Il serait vain d’énumérer la liste des journaux qui ont publié un article sur Cargo vie, car pratiquement toute la presse belge, française et suisse a évoqué ce livre, ne fût-ce que brièvement. Il figure en outre depuis longtemps parmi les meilleures ventes de la semaine présentées par le magazine professionnel Livres hebdo.

Son image

C’est le visage de P. de Duve qui illustre la plupart des articles qui lui ont été consacrés. Il s’agit, chaque fois, d’une des photos réalisées par J. Foley pour les éditions Lattès, à l’époque de la sortie d’Izo. Entretemps, le jeune homme, meurtri par la maladie, avait changé. Mais c’est l’ancienne image de lui qu’il préférait montrer. Seule La dernière heure a publié une photo récente. Vérité des êtres, vérité des images.
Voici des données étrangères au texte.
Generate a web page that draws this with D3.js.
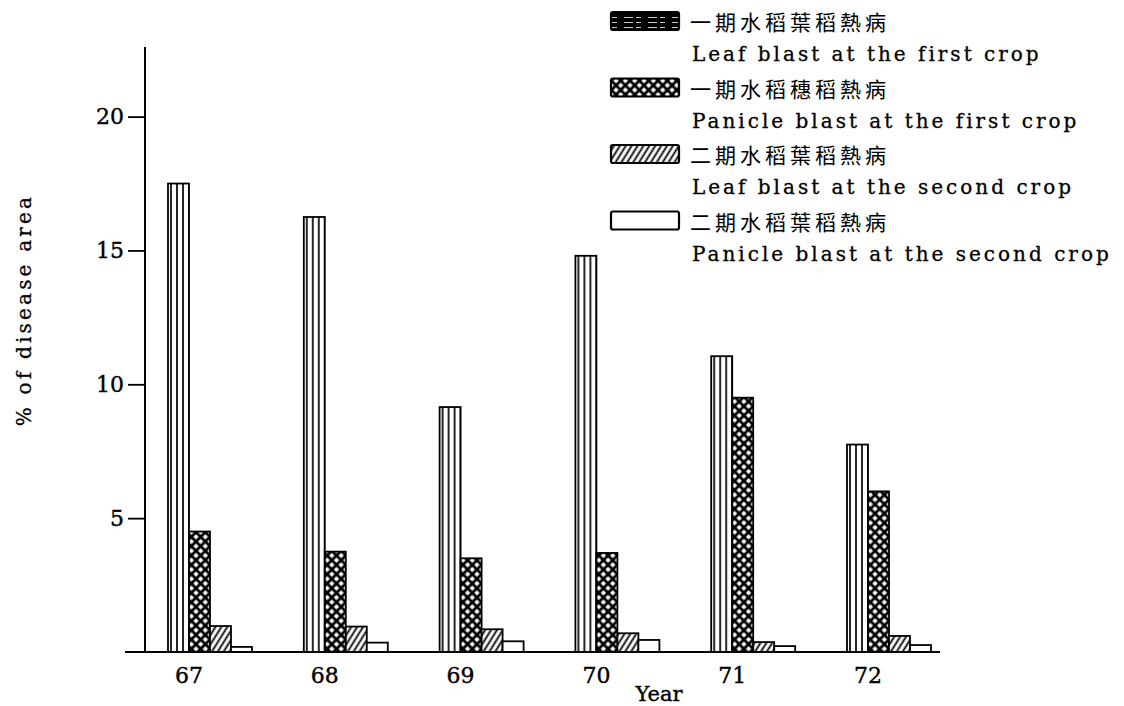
<!DOCTYPE html>
<html>
<head>
<meta charset="utf-8">
<script src="https://cdn.jsdelivr.net/npm/d3@7"></script>
<style>
  body { margin: 0; background: #fff; }
  text { fill: #000; }
</style>
</head>
<body>
<svg id="chart"></svg>
<script>
// ---------------- data ----------------
const years = ["67", "68", "69", "70", "71", "72"];
const leafFirst     = [17.5, 16.25, 9.15, 14.8, 11.05, 7.75];
const panicleFirst  = [4.5, 3.75, 3.5, 3.7, 9.5, 6.0];
const leafSecond    = [0.97, 0.95, 0.85, 0.7, 0.37, 0.6];
const panicleSecond = [0.19, 0.35, 0.4, 0.45, 0.22, 0.26];
const yTicks = [5, 10, 15, 20];

const seriesKeys = ["leafFirst", "panicleFirst", "leafSecond", "panicleSecond"];
const zhLabels = ["一期水稻葉稻熱病", "一期水稻穗稻熱病", "二期水稻葉稻熱病", "二期水稻葉稻熱病"];
const enLabels = ["Leaf blast at the first crop", "Panicle blast at the first crop",
                  "Leaf blast at the second crop", "Panicle blast at the second crop"];

// build rows for d3
const table = years.map((yr, i) => ({
  year: yr,
  leafFirst: leafFirst[i],
  panicleFirst: panicleFirst[i],
  leafSecond: leafSecond[i],
  panicleSecond: panicleSecond[i]
}));

// ---------------- layout ----------------
const width = 1124, height = 706;
const axisX = 145, baseY = 652;
const serif = "'DejaVu Serif', serif";

const svg = d3.select("#chart")
  .attr("width", width)
  .attr("height", height);

const x0 = d3.scaleBand()
  .domain(years)
  .range([168, 931])
  .paddingInner(0.3815)
  .paddingOuter(0);

const x1 = d3.scaleBand()
  .domain(seriesKeys)
  .range([0, x0.bandwidth()]);

const y = d3.scaleLinear()
  .domain([0, 22.6])
  .range([baseY, 47]);

// ---------------- patterns ----------------
const defs = svg.append("defs");

// vertical stripes (leaf blast first crop)
const pv = defs.append("pattern").attr("id", "pVert")
  .attr("patternUnits", "userSpaceOnUse").attr("width", 6).attr("height", 10);
pv.append("rect").attr("width", 6).attr("height", 10).attr("fill", "#fff");
pv.append("line").attr("x1", 3).attr("y1", 0).attr("x2", 3).attr("y2", 10)
  .attr("stroke", "#000").attr("stroke-width", 1.7);

// cross hatch (panicle blast first crop) : white diamonds on black
const pc = defs.append("pattern").attr("id", "pCross")
  .attr("patternUnits", "userSpaceOnUse").attr("width", 6.6).attr("height", 6.6)
  .attr("patternTransform", "rotate(45)");
pc.append("rect").attr("width", 6.6).attr("height", 6.6).attr("fill", "#000");
pc.append("rect").attr("x", 1.5).attr("y", 1.5).attr("width", 3.8).attr("height", 3.8).attr("fill", "#fff");

// diagonal lines (leaf blast second crop)
const pd = defs.append("pattern").attr("id", "pDiag")
  .attr("patternUnits", "userSpaceOnUse").attr("width", 5).attr("height", 5)
  .attr("patternTransform", "rotate(32)");
pd.append("rect").attr("width", 5).attr("height", 5).attr("fill", "#fff");
pd.append("line").attr("x1", 2.5).attr("y1", 0).attr("x2", 2.5).attr("y2", 5)
  .attr("stroke", "#000").attr("stroke-width", 1.8);

// horizontal specks (legend swatch of first series)
const ph = defs.append("pattern").attr("id", "pHoriz")
  .attr("patternUnits", "userSpaceOnUse").attr("width", 24).attr("height", 5);
ph.append("rect").attr("width", 24).attr("height", 5).attr("fill", "#000");
ph.append("line").attr("x1", 0).attr("y1", 2.5).attr("x2", 24).attr("y2", 2.5)
  .attr("stroke", "#fff").attr("stroke-width", 0.8).attr("stroke-dasharray", "9 3 5 7");

const barFill = {
  leafFirst: "url(#pVert)",
  panicleFirst: "url(#pCross)",
  leafSecond: "url(#pDiag)",
  panicleSecond: "#fff"
};
const swatchFill = ["url(#pHoriz)", "url(#pCross)", "url(#pDiag)", "#fff"];

// ---------------- bars ----------------
const groups = svg.append("g").selectAll("g")
  .data(table)
  .join("g")
  .attr("transform", d => "translate(" + x0(d.year) + ",0)");

groups.selectAll("rect")
  .data(d => seriesKeys.map(k => ({ key: k, value: d[k] })))
  .join("rect")
  .attr("x", d => x1(d.key))
  .attr("y", d => y(d.value))
  .attr("width", x1.bandwidth())
  .attr("height", d => baseY - y(d.value))
  .attr("fill", d => barFill[d.key])
  .attr("stroke", "#000")
  .attr("stroke-width", 1.8);

// ---------------- axes ----------------
// y axis
const yAxis = svg.append("g")
  .attr("transform", "translate(" + axisX + ",0)")
  .call(d3.axisLeft(y).tickValues(yTicks).tickSize(17).tickPadding(4));
yAxis.select(".domain").remove();
yAxis.selectAll(".tick line").attr("stroke", "#000").attr("stroke-width", 1.8);
yAxis.selectAll(".tick text")
  .attr("font-family", serif).attr("font-size", 22)
  .attr("stroke", "#000").attr("stroke-width", 0.4)
  .attr("fill", "#000");

svg.append("line")
  .attr("x1", axisX).attr("x2", axisX)
  .attr("y1", y(22.6)).attr("y2", baseY + 1)
  .attr("stroke", "#000").attr("stroke-width", 2);

// x axis baseline
svg.append("line")
  .attr("x1", 125).attr("x2", 940)
  .attr("y1", baseY).attr("y2", baseY)
  .attr("stroke", "#000").attr("stroke-width", 2);

// year labels, placed at the seam of first and second bars like the original
svg.append("g").selectAll("text")
  .data(years)
  .join("text")
  .attr("x", d => x0(d) + x1.bandwidth())
  .attr("y", 683)
  .attr("text-anchor", "middle")
  .attr("font-family", serif)
  .attr("font-size", 22)
  .attr("stroke", "#000").attr("stroke-width", 0.4)
  .text(d => d);

svg.append("text")
  .attr("x", 659).attr("y", 701)
  .attr("text-anchor", "middle")
  .attr("font-family", serif)
  .attr("font-size", 21)
  .attr("stroke", "#000").attr("stroke-width", 0.4)
  .text("Year");

svg.append("text")
  .attr("transform", "translate(31,310) rotate(-90)")
  .attr("text-anchor", "middle")
  .attr("font-family", serif)
  .attr("font-size", 20)
  .attr("letter-spacing", 3.2)
  .attr("stroke", "#000").attr("stroke-width", 0.3)
  .text("% of disease area");

// ---------------- legend ----------------
const legend = svg.append("g");
const rowStep = 66.5;
const leg = legend.selectAll("g")
  .data(seriesKeys)
  .join("g")
  .attr("transform", (d, i) => "translate(0," + (i * rowStep) + ")");

leg.append("rect")
  .attr("x", 611).attr("y", 12)
  .attr("width", 68).attr("height", 18)
  .attr("rx", 2)
  .attr("fill", (d, i) => swatchFill[i])
  .attr("stroke", "#000")
  .attr("stroke-width", 2.2);

leg.append("text")
  .attr("x", 690).attr("y", 30)
  .attr("font-family", "'Noto Sans CJK TC', 'Noto Sans CJK SC', sans-serif")
  .attr("font-size", 21)
  .attr("letter-spacing", 4)
  .text((d, i) => zhLabels[i]);

leg.append("text")
  .attr("x", 692).attr("y", 61)
  .attr("font-family", serif)
  .attr("font-size", 20)
  .attr("letter-spacing", 3)
  .attr("stroke", "#000").attr("stroke-width", 0.3)
  .text((d, i) => enLabels[i]);
</script>
</body>
</html>
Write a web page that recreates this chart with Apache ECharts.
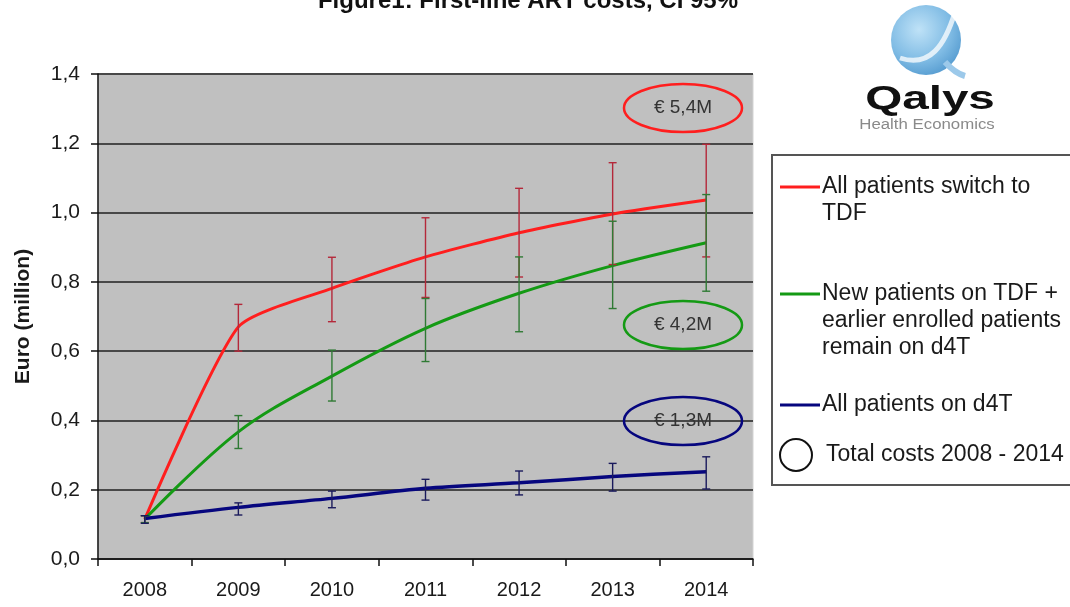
<!DOCTYPE html>
<html>
<head>
<meta charset="utf-8">
<script src="https://cdn.jsdelivr.net/npm/echarts@6/dist/echarts.min.js"></script>
<style>
html,body{margin:0;padding:0;background:#fff;}
#chart{width:1070px;height:607px;}
</style>
</head>
<body>
<div id="chart"></div>
<script>
// ---- data ----
const years = ['2008', '2009', '2010', '2011', '2012', '2013', '2014'];
const yTickLabels = ['0,0', '0,2', '0,4', '0,6', '0,8', '1,0', '1,2', '1,4'];
const seriesNames = ['All patients switch to TDF', 'New patients on TDF + earlier enrolled patients remain on d4T', 'All patients on d4T'];
const redVals  = [0.115, 0.670, 0.781, 0.872, 0.942, 0.996, 1.036];
const redLow   = [0.105, 0.600, 0.685, 0.755, 0.814, 0.850, 0.872];
const redHigh  = [0.125, 0.735, 0.871, 0.985, 1.070, 1.144, 1.197];
const greenVals = [0.115, 0.367, 0.528, 0.666, 0.767, 0.847, 0.913];
const greenLow  = [0.105, 0.319, 0.456, 0.570, 0.656, 0.723, 0.773];
const greenHigh = [0.125, 0.414, 0.603, 0.752, 0.872, 0.975, 1.052];
const blueVals = [0.117, 0.149, 0.175, 0.204, 0.220, 0.238, 0.252];
const blueLow  = [0.103, 0.127, 0.148, 0.170, 0.185, 0.196, 0.202];
const blueHigh = [0.125, 0.162, 0.196, 0.230, 0.254, 0.276, 0.295];
const totals = ['€ 5,4M', '€ 4,2M', '€ 1,3M'];
const legendLines = [['All patients switch to', 'TDF'], ['New patients on TDF +', 'earlier enrolled patients', 'remain on d4T'], ['All patients on d4T']];
const legendCircleText = 'Total costs 2008 - 2014';
const titleText = 'Figure1: First-line ART costs, CI 95%';
const yAxisName = 'Euro (million)';

// ---- styles ----
const lineColors = ['#ff1e1e', '#149a14', '#06067e'];
const barColors = ['#b4283a', '#2f7a34', '#1a1a5c'];
const FONT = 'Liberation Sans, Arial, sans-serif';

function errData(low, high) {
  return years.map((y, i) => [i, low[i], high[i]]);
}
function errSeries(low, high, color) {
  return {
    type: 'custom',
    z: 5,
    silent: true,
    data: errData(low, high),
    renderItem: function (params, api) {
      const i = api.value(0);
      const lo = api.coord([i, api.value(1)]);
      const hi = api.coord([i, api.value(2)]);
      const w = 4;
      const st = { stroke: color, lineWidth: 1.4 };
      return {
        type: 'group',
        children: [
          { type: 'line', shape: { x1: lo[0], y1: lo[1], x2: hi[0], y2: hi[1] }, style: st },
          { type: 'line', shape: { x1: lo[0] - w, y1: lo[1], x2: lo[0] + w, y2: lo[1] }, style: st },
          { type: 'line', shape: { x1: hi[0] - w, y1: hi[1], x2: hi[0] + w, y2: hi[1] }, style: st }
        ]
      };
    }
  };
}

// legend graphic
const legendX = 772, legendY = 155;
const itemY = [187, 294, 405];
const legendEls = [
  { type: 'rect', shape: { x: legendX, y: legendY, width: 320, height: 330 }, style: { fill: '#fff', stroke: '#555', lineWidth: 2 } }
];
legendLines.forEach((lines, k) => {
  legendEls.push({ type: 'line', shape: { x1: 780, y1: itemY[k], x2: 820, y2: itemY[k] }, style: { stroke: lineColors[k], lineWidth: 3 } });
  lines.forEach((t, j) => {
    legendEls.push({ type: 'text', x: 822, y: itemY[k] + j * 27, style: { text: t, font: '23px ' + FONT, fill: '#1a1a1a', verticalAlign: 'middle', align: 'left' } });
  });
});
legendEls.push({ type: 'circle', shape: { cx: 796, cy: 455, r: 16 }, style: { fill: 'none', stroke: '#111', lineWidth: 2 } });
legendEls.push({ type: 'text', x: 826, y: 455, style: { text: legendCircleText, font: '23px ' + FONT, fill: '#1a1a1a', verticalAlign: 'middle', align: 'left' } });

// annotation ellipses
const annoY = [108, 325, 421];
const annoEls = [];
totals.forEach((t, k) => {
  annoEls.push({ type: 'ellipse', z: 10, shape: { cx: 683, cy: annoY[k], rx: 59, ry: 24 }, style: { fill: 'none', stroke: lineColors[k], lineWidth: 2.5 } });
  annoEls.push({ type: 'text', z: 11, x: 683, y: annoY[k], style: { text: t, font: '19px ' + FONT, fill: '#333', align: 'center', verticalAlign: 'middle' } });
});

// logo
const logoEls = [
  { type: 'circle', shape: { cx: 926, cy: 40, r: 35 }, style: { fill: { type: 'radial', x: 0.4, y: 0.35, r: 0.75, colorStops: [{ offset: 0, color: '#bfe2f7' }, { offset: 0.6, color: '#7fbbe4' }, { offset: 1, color: '#4d95cc' }] } } },
  { type: 'bezierCurve', shape: { x1: 900, y1: 58, cpx1: 930, cpy1: 68, x2: 955, y2: 12, cpx2: 945, cpy2: 45 }, style: { stroke: 'rgba(255,255,255,0.75)', lineWidth: 5, fill: 'none' } },
  { type: 'bezierCurve', shape: { x1: 945, y1: 62, cpx1: 952, cpy1: 70, x2: 965, y2: 76, cpx2: 958, cpy2: 74 }, style: { stroke: '#9cc9ea', lineWidth: 6, fill: 'none' } },
  { type: 'text', x: 930, y: 100, scaleX: 1.4, style: { text: 'Qalys', font: 'bold 34px ' + FONT, fill: '#111', align: 'center', verticalAlign: 'middle' } },
  { type: 'text', x: 927, y: 125, scaleX: 1.2, style: { text: 'Health Economics', font: '14px ' + FONT, fill: '#8a8a8a', align: 'center', verticalAlign: 'middle' } }
];

const chart = echarts.init(document.getElementById('chart'), null, { renderer: 'canvas' });
const option = {
  backgroundColor: '#fff',
  animation: false,
  textStyle: { fontFamily: FONT },
  grid: { left: 98, right: 317, top: 74, bottom: 48, containLabel: false, outerBoundsMode: 'none', show: true, backgroundColor: '#c0c0c0', borderColor: '#d4d4d4', borderWidth: 1 },
  xAxis: {
    type: 'category',
    data: years,
    boundaryGap: true,
    axisLine: { lineStyle: { color: '#111', width: 1.5 } },
    axisTick: { show: true, interval: 0, length: 7, lineStyle: { color: '#111', width: 1.5 } },
    axisLabel: { fontSize: 20, color: '#1a1a1a', margin: 21, fontFamily: FONT },
    splitLine: { show: false }
  },
  yAxis: {
    type: 'value',
    min: 0, max: 1.4, interval: 0.2,
    name: yAxisName,
    nameLocation: 'middle',
    nameGap: 64,
    nameRotate: 90,
    nameTextStyle: { fontSize: 21, fontWeight: 'bold', color: '#1a1a1a', fontFamily: FONT },
    axisLine: { show: true, lineStyle: { color: '#111', width: 1.5 } },
    axisTick: { show: true, length: 7, lineStyle: { color: '#111', width: 1.5 } },
    axisLabel: { fontSize: 21, color: '#1a1a1a', margin: 18, fontFamily: FONT, formatter: (v) => yTickLabels[Math.round(v / 0.2)] },
    splitLine: { show: true, lineStyle: { color: '#484848', width: 2 } }
  },
  series: [
    { name: seriesNames[0], type: 'line', data: redVals, smooth: 0.2, symbol: 'none', z: 3, lineStyle: { color: lineColors[0], width: 3 } },
    { name: seriesNames[1], type: 'line', data: greenVals, smooth: 0.35, symbol: 'none', z: 3, lineStyle: { color: lineColors[1], width: 3 } },
    { name: seriesNames[2], type: 'line', data: blueVals, smooth: 0.3, symbol: 'none', z: 3, lineStyle: { color: lineColors[2], width: 3.5 } },
    errSeries(redLow, redHigh, barColors[0]),
    errSeries(greenLow, greenHigh, barColors[1]),
    errSeries(blueLow, blueHigh, barColors[2])
  ],
  graphic: [
    { type: 'text', x: 528, y: 1, style: { text: titleText, font: 'bold 24px ' + FONT, fill: '#111', align: 'center', verticalAlign: 'middle' } }
  ].concat(legendEls, annoEls, logoEls)
};
chart.setOption(option);
</script>
</body>
</html>
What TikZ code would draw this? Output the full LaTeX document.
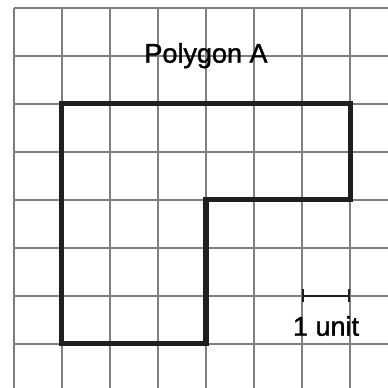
\documentclass[tikz,border=0pt]{standalone}
\usepackage{fontspec}
\setmainfont{Liberation Sans}
\newfontfamily\labelfont[FakeBold=1.3]{Liberation Sans}
\usetikzlibrary{arrows.meta}

\begin{document}
\begin{tikzpicture}
\useasboundingbox (-0.29,-0.9) rectangle (7.79,7.16);
\clip (-0.29,-0.9) rectangle (7.79,7.16);

%grid
\draw[gray, line width=1.1pt] (0,-1) grid (8,7);

\draw[line width=3pt, black!88, line join=miter] (1,5) -- (7,5) -- (7,3) -- (4,3) -- (4,0) -- (1,0) -- cycle;
\node at (4,6) (title) {\labelfont\fontsize{16}{19}\selectfont Polygon A};

%scale bar
\coordinate (u0) at (6,1);
\coordinate (u1) at (7,1);
\draw[line width=1.2pt, black!88, {Bar[width=0.27cm]}-{Bar[width=0.27cm]}] (u0) -- (u1);
\node at (6.5,0.37) (unit) {\labelfont\fontsize{16}{19}\selectfont 1 unit};
\end{tikzpicture}
\end{document}
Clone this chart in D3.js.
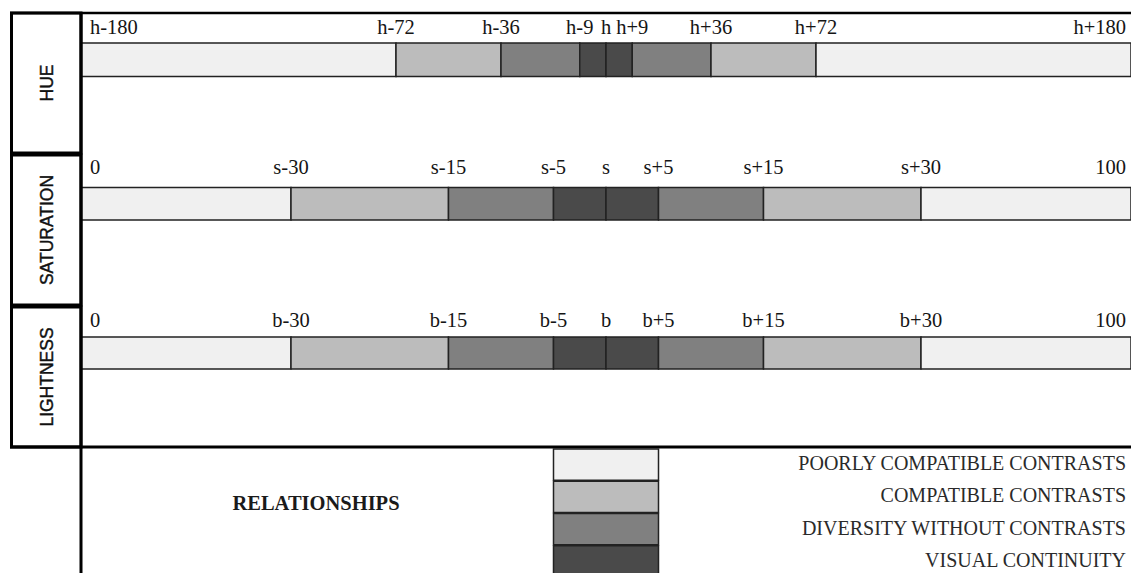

Aujourd’hui la mort a fait son œuvre et la presse, son travail : elle en a donc parlé. Pour le jour de ses funérailles, Pascal de Duve avait forgé le mot d’encièlement : «  – dispersion à tous vents de cendres d’intérêt somme toute très limité ».

Carmelo Virone

« Je prépare stoïquement ma fusion avec l’Univers, que je contemple de mes yeux tant que je peux, et de mon cœur j’essaie d’imaginer la partie invisible de son infinie grandeur ».
Jeudi 22 avril, en fin d’après-midi, la famille et les amis de Pascal de Duve se sont retrouvés au Père Lachaise pour son encièlement.
Des extraits d’Izo et de Cargo vie ont été lus, puis on laissa Saint-Saëns officier. Quand le soleil flamboya à travers les vitraux rouges de la chapelle, on aurait dit que l’univers rendait hommage à celui qui, chaque jour davantage, en reconnaissait la beauté.
Le temps a passé comme un songe, gardé son mystère ; ce fut une célébration agnostique, comme il l’avait voulu.
Sidéen sidéral, Pascal de Duve conservera longtemps son rayonnement dans le cœur de tous ceux qui, à travers ses livres ou par sa fréquentation, l’ont aimé.